## DIRECTIVE
Leaving the pictures out, print the lines from the first line of the listing through the line containing "(title) at (1010,78)", exactly as they read, and no others.

## DATASET EXCERPT
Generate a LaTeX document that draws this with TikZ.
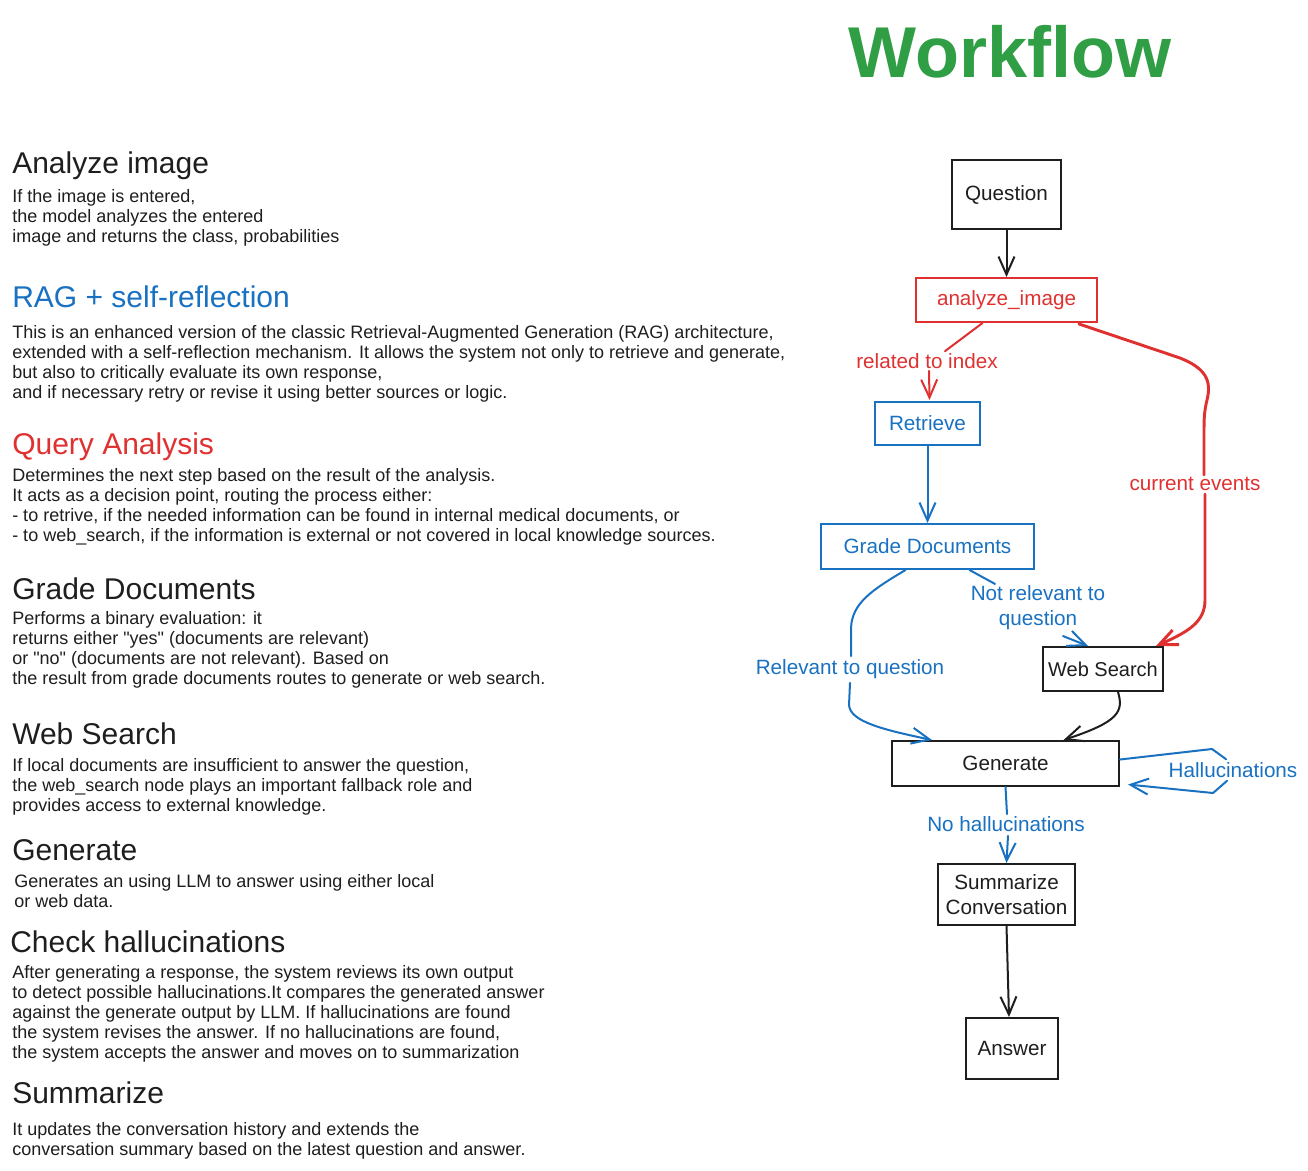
\documentclass[tikz,border=0pt]{standalone}
\usepackage{fontspec}
\setmainfont{Liberation Sans}
\usetikzlibrary{arrows.meta,calc}
\definecolor{ink}{HTML}{1E1E1E}
\definecolor{rd}{HTML}{E03131}
\definecolor{bl}{HTML}{1971C2}
\definecolor{gr}{HTML}{2F9E44}
\begin{document}
\begin{tikzpicture}[x=0.75pt,y=-0.75pt,
  box/.style={draw=ink, line width=1.5pt, inner sep=0pt, font=\fontsize{15.5}{19}\selectfont, text=ink, align=center},
  rbox/.style={box, draw=rd, text=rd},
  bbox/.style={box, draw=bl, text=bl},
  arr/.style={-{Straight Barb[length=13.5pt,width=12pt]}},
  ln/.style={line width=1.5pt, line cap=round, line join=round},
  lbl/.style={inner sep=0pt, font=\fontsize{15.5}{19}\selectfont, align=center},
  head/.style={anchor=base west, inner sep=0pt, font=\fontsize{22.5}{26}\selectfont, text=ink},
  body/.style={anchor=base west, inner sep=0pt, align=left, font=\fontsize{13.5}{15}\selectfont, text=ink},
]
\fill[white] (0,0) rectangle (1308,1170);
\useasboundingbox (0,0) rectangle (1308,1170);

% title
\node[anchor=base, inner sep=0pt, text=gr, font=\fontsize{54}{60}\selectfont\bfseries] (title) at (1010,78) {Workflow};

% left column (body nodes anchored at the baseline of their last line)
\node[head] (h1) at (12,173) {Analyze image};
\node[body] (b1) at (12,242) {If the image is entered,\\the model analyzes the entered\\image and returns the class, probabilities};
\node[head, text=bl] (h2) at (12,307) {RAG + self-reflection};
\node[body] (b2) at (12,398) {This is an enhanced version of the classic Retrieval-Augmented Generation (RAG) architecture,\\extended with a self-reflection mechanism. It allows the system not only to retrieve and generate,\\but also to critically evaluate its own response,\\and if necessary retry or revise it using better sources or logic.};
\node[head, text=rd] (h3) at (12,454) {Query Analysis};
\node[body] (b3) at (12,541) {Determines the next step based on the result of the analysis.\\It acts as a decision point, routing the process either:\\- to retrive, if the needed information can be found in internal medical documents, or\\- to web\_search, if the information is external or not covered in local knowledge sources.};
\node[head] (h4) at (12,599) {Grade Documents};
\node[body] (b4) at (12,684) {Performs a binary evaluation: it\\returns either \textquotedbl yes\textquotedbl\ (documents are relevant)\\or \textquotedbl no\textquotedbl\ (documents are not relevant). Based on\\the result from grade documents routes to generate or web search.};
\node[head] (h5) at (12,744) {Web Search};
\node[body] (b5) at (12,811) {If local documents are insufficient to answer the question,\\the web\_search node plays an important fallback role and\\provides access to external knowledge.};
\node[head] (h6) at (12,860) {Generate};
\node[body] (b6) at (14,907) {Generates an using LLM to answer using either local\\or web data.};
\node[head] (h7) at (10,952) {Check hallucinations};
\node[body] (b7) at (12,1058) {After generating a response, the system reviews its own output\\to detect possible hallucinations.It compares the generated answer\\against the generate output by LLM. If hallucinations are found\\the system revises the answer. If no hallucinations are found,\\the system accepts the answer and moves on to summarization};
\node[head] (h8) at (12,1103) {Summarize};
\node[body] (b8) at (12,1155) {It updates the conversation history and extends the\\conversation summary based on the latest question and answer.};

% flowchart nodes
\node[box, minimum width=81.75pt, minimum height=51.75pt] (q) at (1006.5,194.5) {Question};
\node[rbox, minimum width=135.75pt, minimum height=33pt] (ai) at (1006.5,300) {analyze\_image};
\node[bbox, minimum width=78.75pt, minimum height=32.25pt] (ret) at (927.5,423.5) {Retrieve};
\node[bbox, minimum width=159.75pt, minimum height=33.75pt] (gd) at (927.5,546.5) {Grade Documents};
\node[box, minimum width=90pt, minimum height=33pt, font=\fontsize{15}{19}\selectfont] (ws) at (1103,669) {Web Search};
\node[box, minimum width=170.25pt, minimum height=33.75pt] (gen) at (1005.5,763.5) {Generate};
\node[box, minimum width=102.75pt, minimum height=45.75pt] (sum) at (1006.5,894.5) {Summarize\\Conversation};
\node[box, minimum width=69pt, minimum height=45.75pt] (ans) at (1012,1048.5) {Answer};

% edge labels
\node[lbl, text=rd] (rti) at (927,361) {related to index};
\node[lbl, text=rd] (ce) at (1195,484) {current events};
\node[lbl, text=bl] (nr) at (1038,607.5) {Not relevant to\\question};
\node[lbl, text=bl] (rq) at (850,669) {Relevant to question};
\node[lbl, text=bl] (hal) at (1233,770) {Hallucinations};
\node[lbl, text=bl] (nh) at (1006,824) {No hallucinations};

% connectors
\draw[ln, ink, arr] (q.south) -- (ai.north);

\draw[ln, rd] ($(ai.south)+(-24,0)$) -- ($(rti.north)+(18,-2)$);
\draw[ln, rd, arr] ($(rti.south)+(2,2)$) -- ($(ret.north)+(2,-1)$);

\draw[ln, rd, line width=2.2pt] ($(ai.south east)+(-19,1)$) -- (1180,358)
  .. controls (1205,368) and (1212,380) .. (1207,400)
  .. controls (1204,412) and (1204,420) .. (1204,432) -- ($(ce.north)+(9,-2)$);
\draw[ln, rd, line width=2.2pt, arr] ($(ce.south)+(10,3)$) -- (1205,600)
  .. controls (1205,622) and (1188,632) .. ($(ws.north east)+(-8,0)$);

\draw[ln, bl, arr] (ret.south) -- (gd.north);

\draw[ln, bl] ($(gd.south)+(-22,0)$) .. controls (872,590) and (852,603) .. (851,628) -- ($(rq.north)+(1,-3)$);
\draw[ln, bl, arr] ($(rq.south)+(0,4)$) -- (849,705)
  .. controls (850,722) and (885,730) .. ($(gen.north west)+(41,0)$);

\draw[ln, bl] ($(gd.south)+(42,0)$) -- ($(nr.north)+(-43,-1)$);
\draw[ln, bl, arr] ($(nr.south)+(25,6)$) -- ($(ws.north)+(-15,0)$);

\draw[ln, ink, arr] ($(ws.south)+(15,0)$) .. controls (1124,712) and (1118,722) .. ($(gen.north)+(58,0)$);

\draw[ln, bl] ($(gen.east)+(0,-4)$) -- (1212,749) -- ($(hal.north)+(-7,-3)$);
\draw[ln, bl, arr] ($(hal.south)+(-6,3)$) -- (1213,793) -- ($(gen.east)+(8,21)$);

\draw[ln, bl] (gen.south) -- ($(nh.north)+(1,-2)$);
\draw[ln, bl, arr] ($(nh.south)+(2,4)$) -- (sum.north);

\draw[ln, ink, arr] (sum.south) -- ($(ans.north)+(-3,0)$);
\end{tikzpicture}
\end{document}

## CORRECT RESULT
Generate a LaTeX document that draws this with TikZ.
\documentclass[tikz,border=0pt]{standalone}
\usepackage{fontspec}
\setmainfont{Liberation Sans}
\usetikzlibrary{arrows.meta,calc}
\definecolor{ink}{HTML}{1E1E1E}
\definecolor{rd}{HTML}{E03131}
\definecolor{bl}{HTML}{1971C2}
\definecolor{gr}{HTML}{2F9E44}
\begin{document}
\begin{tikzpicture}[x=0.75pt,y=-0.75pt,
  box/.style={draw=ink, line width=1.5pt, inner sep=0pt, font=\fontsize{15.5}{19}\selectfont, text=ink, align=center},
  rbox/.style={box, draw=rd, text=rd},
  bbox/.style={box, draw=bl, text=bl},
  arr/.style={-{Straight Barb[length=13.5pt,width=12pt]}},
  ln/.style={line width=1.5pt, line cap=round, line join=round},
  lbl/.style={inner sep=0pt, font=\fontsize{15.5}{19}\selectfont, align=center},
  head/.style={anchor=base west, inner sep=0pt, font=\fontsize{22.5}{26}\selectfont, text=ink},
  body/.style={anchor=base west, inner sep=0pt, align=left, font=\fontsize{13.5}{15}\selectfont, text=ink},
]
\fill[white] (0,0) rectangle (1308,1170);
\useasboundingbox (0,0) rectangle (1308,1170);

% title
\node[anchor=base, inner sep=0pt, text=gr, font=\fontsize{54}{60}\selectfont\bfseries] (title) at (1010,78) {Workflow};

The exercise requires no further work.